Chas Lindsay - November 13, 2004 08:43 AM (GMT)
I can't answer your last question, but maybe you or someone else remembers when the Bond movies started playing on television. I have some vague memory of GOLDFINGER being cut on network tv and if it and the other early Bond's preceded the airing of FISTFUL, this is perhaps where the network(s) began making grown-up movies "safe". The FISTFUL prologue did stick out but I think more because no one had ever seen it before. I've lost count of how many times I'd seen FISTFUL in theaters and drive-ins before seeing it the first time on television and I ended up thinking I had seen something that had been restored to the movie to pad it out because so much had been cut, including part of the opening credits. I don't think I've ever seen a favorite movie butchered so badly. It truly reeked of paranoia on the part of the network and I was both stunned and dismayed as scene after familiar scene kept getting cut off before any violence was shown and kept thinking of all those people who were seeing FISTFUL for the first time and imagining what they must have been saying ("What happened? What the HELL HAPPENED?:huh: ) ("What a STOOPID movie" : :angry: ) ("See if there's anything good on the other channel?")

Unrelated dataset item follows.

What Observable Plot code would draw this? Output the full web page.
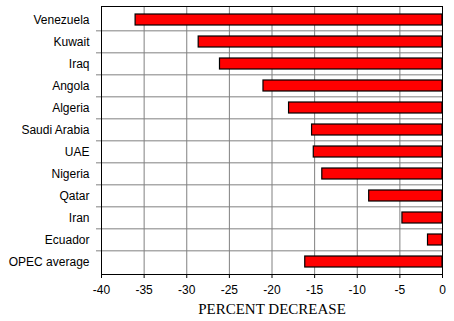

Brad Stevens - November 13, 2004 11:11 AM (GMT)
I asked Monte Hellman about the FISTFUL rumors, and he confirmed that his prologue would be included on the forthcoming DVD. It's actually quite a fascinating sequence - Monte even remade it in his film CHINA 9, LIBERTY 37.
One of the earliest examples of network tampering that comes to mind is Joseph Losey's SECRET CEREMONY, which I believe was given a new framing story that defined the main narrative as a fantasy being related to a psychiatrist!
Tim Rogerson - November 14, 2004 11:55 AM (GMT)
The Fistful Frayling audio commentary has already been passed through the BBFC in the UK. The UK distributor is MGM (same as the current one for this film).